TASK PROMPT: Write out again, word for word, the lines below from the line that holds "Recreate this image" through the line that holds "(\i+0.08,\j+0.08) rectangle (\i+0.92,\j+0.93);", omitting pictures.

---

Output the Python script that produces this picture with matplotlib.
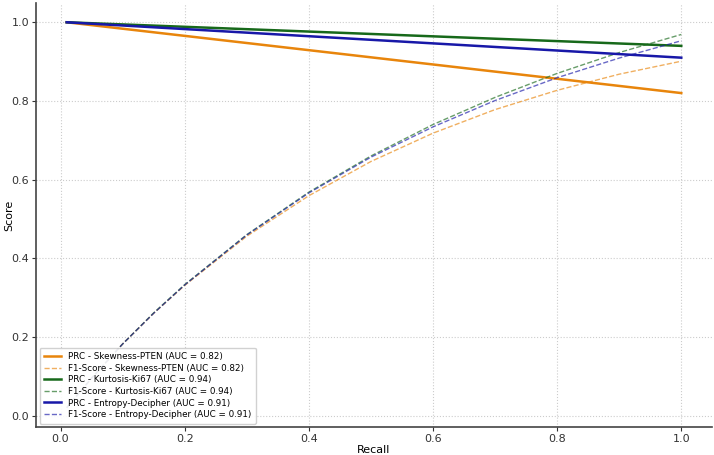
import matplotlib
matplotlib.use("Agg")
import matplotlib.pyplot as plt

# PRC lines (straight): recall endpoints and precision endpoints
prc_recall = [0.01, 1.0]
prc_skew = [1.0, 0.82]
prc_kurt = [1.0, 0.94]
prc_entr = [1.0, 0.91]

# F1-score curves
f1_recall = [0.01, 0.05, 0.1, 0.15, 0.2, 0.3, 0.4, 0.5, 0.6, 0.7, 0.8, 0.9, 1.0]
f1_skew = [0.020, 0.095, 0.182, 0.260, 0.331, 0.456, 0.559, 0.646, 0.718, 0.778, 0.827, 0.868, 0.901]
f1_kurt = [0.020, 0.095, 0.182, 0.261, 0.333, 0.460, 0.568, 0.660, 0.740, 0.809, 0.870, 0.923, 0.969]
f1_entr = [0.020, 0.095, 0.182, 0.260, 0.332, 0.459, 0.566, 0.657, 0.734, 0.801, 0.859, 0.909, 0.953]

names = ["Skewness-PTEN", "Kurtosis-Ki67", "Entropy-Decipher"]
aucs = [0.82, 0.94, 0.91]
colors = ["#e8850c", "#17691a", "#1818a8"]

fig = plt.figure(figsize=(7.14, 4.55), dpi=100)
ax = fig.add_axes([36 / 714, 28 / 455, 676 / 714, 424 / 455])

for prc, f1, name, auc, c in zip([prc_skew, prc_kurt, prc_entr],
                                 [f1_skew, f1_kurt, f1_entr], names, aucs, colors):
    ax.plot(prc_recall, prc, color=c, lw=1.8,
            label=f"PRC - {name} (AUC = {auc:.2f})")
    ax.plot(f1_recall, f1, color=c, lw=1.0, ls="--", alpha=0.65,
            label=f"F1-Score - {name} (AUC = {auc:.2f})")

ax.set_xticks([0.0, 0.2, 0.4, 0.6, 0.8, 1.0])
ax.set_yticks([0.0, 0.2, 0.4, 0.6, 0.8, 1.0])
ax.grid(True, ls=":", color="#cccccc", lw=0.8)
ax.set_axisbelow(True)
for s in ["top", "right"]:
    ax.spines[s].set_visible(False)
for s in ["left", "bottom"]:
    ax.spines[s].set_color("#444444")
    ax.spines[s].set_linewidth(1.2)
ax.tick_params(labelsize=8, colors="#333333", length=3, pad=2)
ax.set_xlabel("Recall", fontsize=8, labelpad=1)
ax.set_ylabel("Score", fontsize=8)
ax.yaxis.set_label_coords(-22 / 676, 0.5)

leg = ax.legend(loc="lower left", fontsize=6.3, frameon=True, framealpha=0.9,
                handlelength=2.0, borderpad=0.5, labelspacing=0.3,
                borderaxespad=0.4)
leg.get_frame().set_edgecolor("#cccccc")

fig.savefig("out.png", dpi=100)
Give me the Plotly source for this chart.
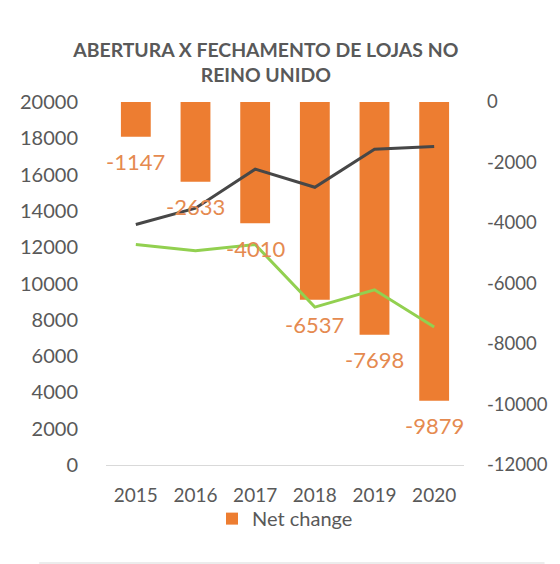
import plotly.graph_objects as go

# valores
anos = ['2015', '2016', '2017', '2018', '2019', '2020']
net_change = [-1147, -2633, -4010, -6537, -7698, -9879]
serie_cinza = [13250, 14150, 16300, 15300, 17400, 17550]
serie_verde = [12150, 11800, 12150, 8700, 9650, 7600]

ticks_esq = [0, 2000, 4000, 6000, 8000, 10000, 12000, 14000, 16000, 18000, 20000]
ticks_dir = [-12000, -10000, -8000, -6000, -4000, -2000, 0]

FONT = 'Lato'
GRAY = '#595959'
ORANGE = '#ED7D31'
LABEL = '#E58A50'

fig = go.Figure()

# barras no eixo da direita (0 a -12000)
fig.add_trace(go.Bar(
    x=anos, y=net_change, name='Net change',
    marker=dict(color=ORANGE, line=dict(width=0)),
    yaxis='y',
))

# linhas no eixo da esquerda (0 a 20000)
fig.add_trace(go.Scatter(
    x=anos, y=serie_cinza, mode='lines', showlegend=False,
    line=dict(color='#474747', width=3), yaxis='y2',
))
fig.add_trace(go.Scatter(
    x=anos, y=serie_verde, mode='lines', showlegend=False,
    line=dict(color='#92D050', width=3), yaxis='y2',
))

# rótulos das barras, abaixo da ponta de cada barra
# (x pelo índice da categoria, senão '2015' vira o número 2015)
for i, v in enumerate(net_change):
    fig.add_annotation(
        x=i, y=v, xref='x', yref='y', text=str(v), showarrow=False,
        yanchor='middle', yshift=-25,
        font=dict(family=FONT, size=22, color=LABEL),
    )

# a página tem 8px de margem no body, por isso 552x556
W, H = 552, 556
L, R, T, B = 73, 88, 94, 99
pw, ph = W - L - R, H - T - B

fig.update_layout(
    width=W, height=H,
    paper_bgcolor='white', plot_bgcolor='white',
    margin=dict(l=L, r=R, t=T, b=B),
    font=dict(family=FONT, color=GRAY, size=20),
    title=dict(
        text='ABERTURA X FECHAMENTO DE LOJAS NO<br>REINO UNIDO',
        font=dict(family=FONT, size=19.4, color=GRAY, weight='bold'),
        x=0.467, xanchor='center', y=0.912, yanchor='top',
    ),
    bargap=0.5,
    xaxis=dict(
        type='category', range=[-0.5, 5.5],
        showgrid=False, showline=True, linecolor='#d9d9d9', linewidth=1,
        ticks='outside', ticklen=13, tickcolor='white',
        tickfont=dict(size=19, color=GRAY),
    ),
    yaxis=dict(
        side='right', range=[-12000, 0], showgrid=False, zeroline=False,
        tickvals=ticks_dir, ticktext=[str(t) for t in ticks_dir],
        tickfont=dict(size=18.5, color=GRAY), ticklabelstandoff=22,
    ),
    yaxis2=dict(
        side='left', overlaying='y', range=[0, 20000], showgrid=False,
        zeroline=False,
        tickvals=ticks_esq, ticktext=[str(t) for t in ticks_esq],
        tickfont=dict(size=20, color=GRAY), ticklabelstandoff=27,
    ),
    legend=dict(
        orientation='h', x=0.5, xanchor='center', y=-0.094, yanchor='top',
        bgcolor='rgba(0,0,0,0)',
        font=dict(size=20, color=GRAY), itemwidth=30,
    ),
    shapes=[
        dict(type='line', xref='paper', yref='paper',
             x0=-L / pw, x1=1 + R / pw, y0=-(B - 1) / ph, y1=-(B - 1) / ph,
             line=dict(color='#d9d9d9', width=1)),
    ],
)

fig.write_html('out.html')
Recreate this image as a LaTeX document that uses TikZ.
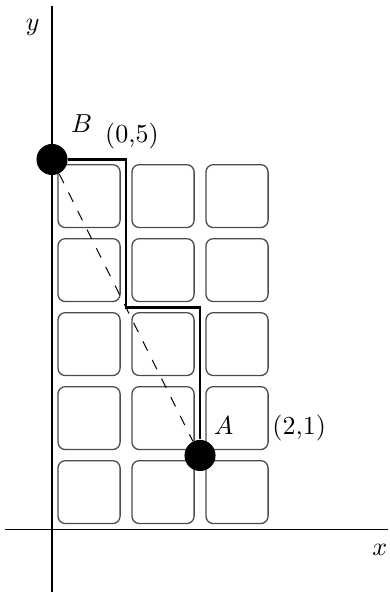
\documentclass[tikz,border=0pt]{standalone}
\begin{document}
\begin{tikzpicture}[
    dot/.style={circle, fill, inner sep=0pt, minimum size=0.42cm},
    tile/.style={draw=black!70, line width=0.5pt, rounded corners=0.1cm},
    lbl/.style={font=\normalsize}]
  \useasboundingbox (-0.703,-0.872) rectangle (4.554,7.155);

  \foreach \i in {0,1,2} \foreach \j in {0,...,4}
      \draw[tile] (\i+0.08,\j+0.08) rectangle (\i+0.92,\j+0.93);

  \coordinate (xl) at (-0.64,0);
  \coordinate (xr) at (4.54,0);
  \coordinate (yb) at (0,-0.84);
  \coordinate (yt) at (0,7.08);
  \draw[line width=0.7pt] (xl) -- (xr);
  \draw[line width=0.7pt] (yb) -- (yt);

  \node (B) at (0,5) [dot] {};
  \node (A) at (2,1) [dot] {};
  \coordinate (c1) at (1,5);
  \coordinate (c2) at (1,3);
  \coordinate (c3) at (2,3);
  \draw[line width=0.9pt, line join=miter] (B) -- (c1) -- (c2) -- (c3) -- (A);

  \draw[dash pattern=on 4pt off 4pt, line width=0.4pt] (B) -- (A);

  \node (ylbl) at (-0.26,6.78) [lbl] {\(y\)};
  \node (xlbl) at (4.43,-0.28) [lbl] {\(x\)};
  \node (Blbl) at (0.4,5.48) [lbl] {\(B\)};
  \node (Bco) at (1.08,5.32) [lbl] {(0,5)};
  \node (Albl) at (2.32,1.41) [lbl] {\(A\)};
  \node (Aco) at (3.34,1.37) [lbl] {(2,1)};
\end{tikzpicture}
\end{document}
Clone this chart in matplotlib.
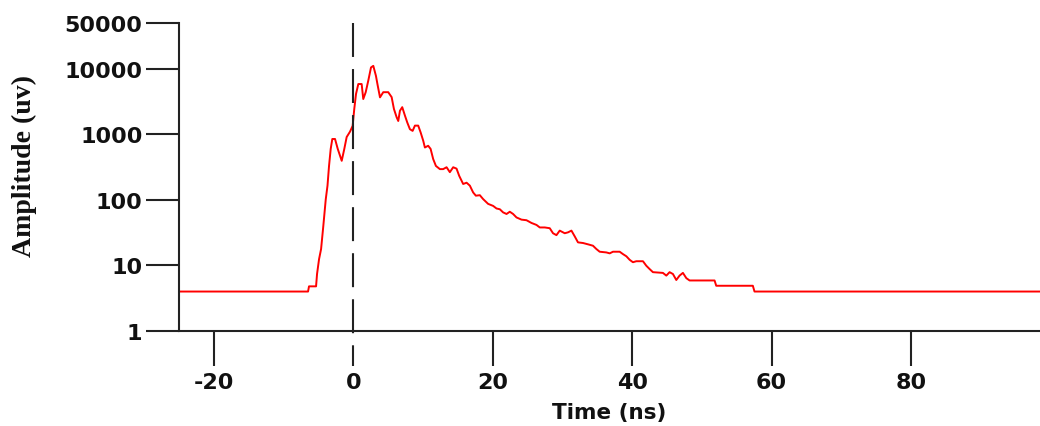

---

IN RESPONSE:
Recreate this image as a LaTeX document that uses TikZ.
\documentclass[tikz,border=0pt]{standalone}
\begin{document}
\begin{tikzpicture}[
    dot/.style={circle, fill, inner sep=0pt, minimum size=0.42cm},
    tile/.style={draw=black!70, line width=0.5pt, rounded corners=0.1cm},
    lbl/.style={font=\normalsize}]
  \useasboundingbox (-0.703,-0.872) rectangle (4.554,7.155);

  \foreach \i in {0,1,2} \foreach \j in {0,...,4}
      \draw[tile] (\i+0.08,\j+0.08) rectangle (\i+0.92,\j+0.93);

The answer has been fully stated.